As the crypto market grapples with this downturn, the question arises: when will altcoins recover? Let’s delve into expert opinions to explore potential scenarios.

Expert Insights

Patric H. remains optimistic about the overall market, expecting the bull run to continue until mid-Q3/Q4 2024. However, he foresees a turbulent period in the short term, particularly in May. He predicts a final shake-out within the next 2-6 weeks, potentially revisiting $52k for Bitcoin and $2 trillion for the total market cap.

He believes the delay in hitting the bottom is due to insufficient market pain, indicating that sentiment remains overly euphoric. Patric advises keeping an eye on the Fear and Greed Index for signs of a shift towards ‘fear’. He also recommends monitoring divergence in sentiment and traded volumes, which could suggest a potential reversal.

Benjamin Cowen

Benjamin Cowen draws parallels to previous market cycles, noting that ALT/BTC pairs typically capitulate just before rate cuts. He suggests that ALT/BTC pairs could drop another 40% from current levels over the next few months.

Cowen attributes the ongoing struggles of altcoins to a decline in social interest, comparing the current market movement to that of 2019. He points out that social interest waned before rate cuts in the past, hinting at a potential bottoming for ALT/BTC pairs coinciding with a shift in Fed policy.

Michaël van de Poppe

Michaël van de Poppe notes that while altcoins are undergoing a regular correction in USD valuations, their BTC valuations are down sharply, nearing cycle lows. He suggests that this undervaluation presents an opportunity to take on higher risk rather than abandoning the crypto market.

Outlook and Recovery Catalysts

The analyses suggest a cautious outlook for the altcoin market in the short term, with the possibility of further corrections. However, there is also potential for a bullish trend in the medium to long term. Staying alert and flexible as the market evolves is crucial.

Several potential catalysts could spark a market recovery:

  1. Regulatory Clarity: The progress of the Financial Innovation and Technology for the 21st Century (FIT21) Act in the U.S. House could bring much-needed regulatory clarity to digital assets.
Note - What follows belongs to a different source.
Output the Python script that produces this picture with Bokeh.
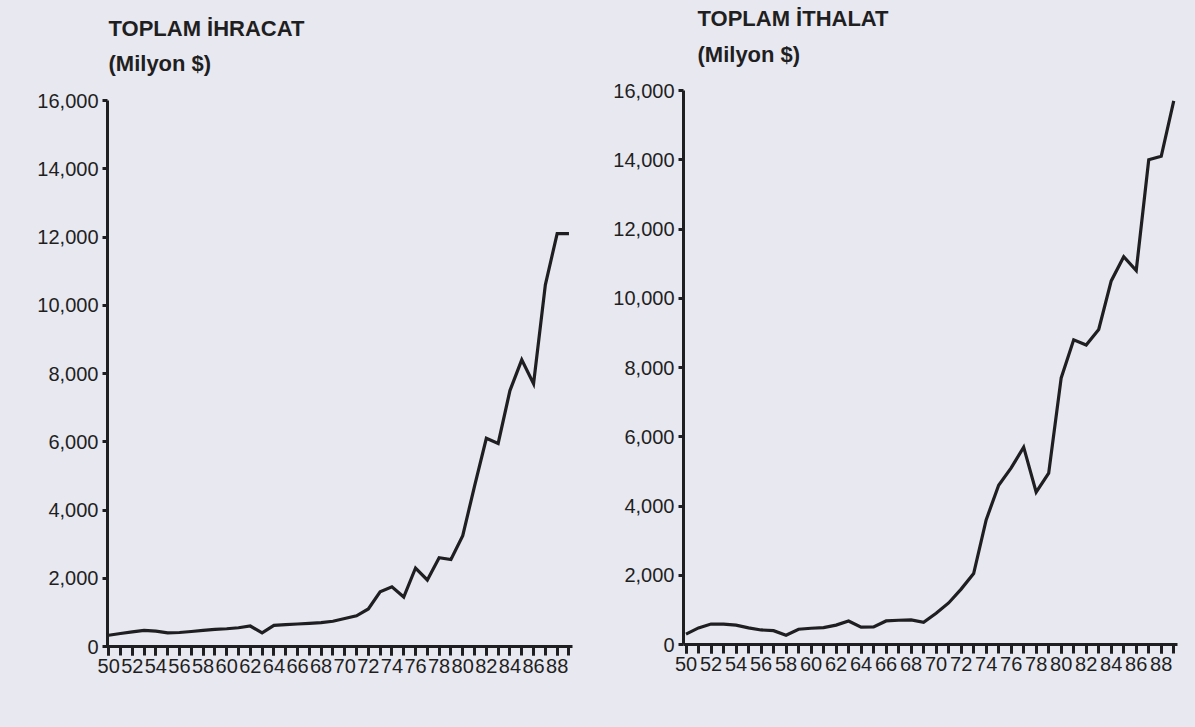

If passed, the bill could set federal standards, clarify regulatory jurisdiction, and establish a framework for digital asset markets.
  2. ETH ETF Decision: The upcoming SEC decision on VanEck’s spot ETH exchange-traded fund (ETF) application, scheduled for May 23, 2024, could also be a significant market mover. A favorable decision might ignite a rally in ETH prices, similar to the ETF-driven Bitcoin surge earlier in 2024.

ETH Price Analysis

As of May 13, Ethereum is trading around $2,970. ETH has been following a descending pattern, raising concerns of a potential drop below $2,500.

The recent trend in ETH prices has been bearish, with weekly trades opening lower than the previous week’s closing, indicating a lack of bullish momentum.

In the past 24 hours, ETH/USD has traded positively, surpassing $2,900 but facing strong resistance around the EMA50 at $2,990. For the bearish trend to resume, ETH needs to break below $2,900, potentially heading towards $2,800 and $2,620 levels.

Conversely, a continuation of the rise and a break above $2,990 could lead to further gains up to $3,130 levels.

The expected trading range for ETH is between $2,800 (support) and $3,050 (resistance), with the trend forecast remaining bearish. ETH analysis indicates continued downward pressure, which could impact other altcoins in the market.

Conclusion

The altcoin market faces a challenging period ahead, influenced by broader economic trends and regulatory developments. While short-term corrections are expected, the medium to long-term outlook remains potentially bullish. Keeping abreast of market sentiment, trading volumes, and external economic events will be crucial in navigating this volatile landscape.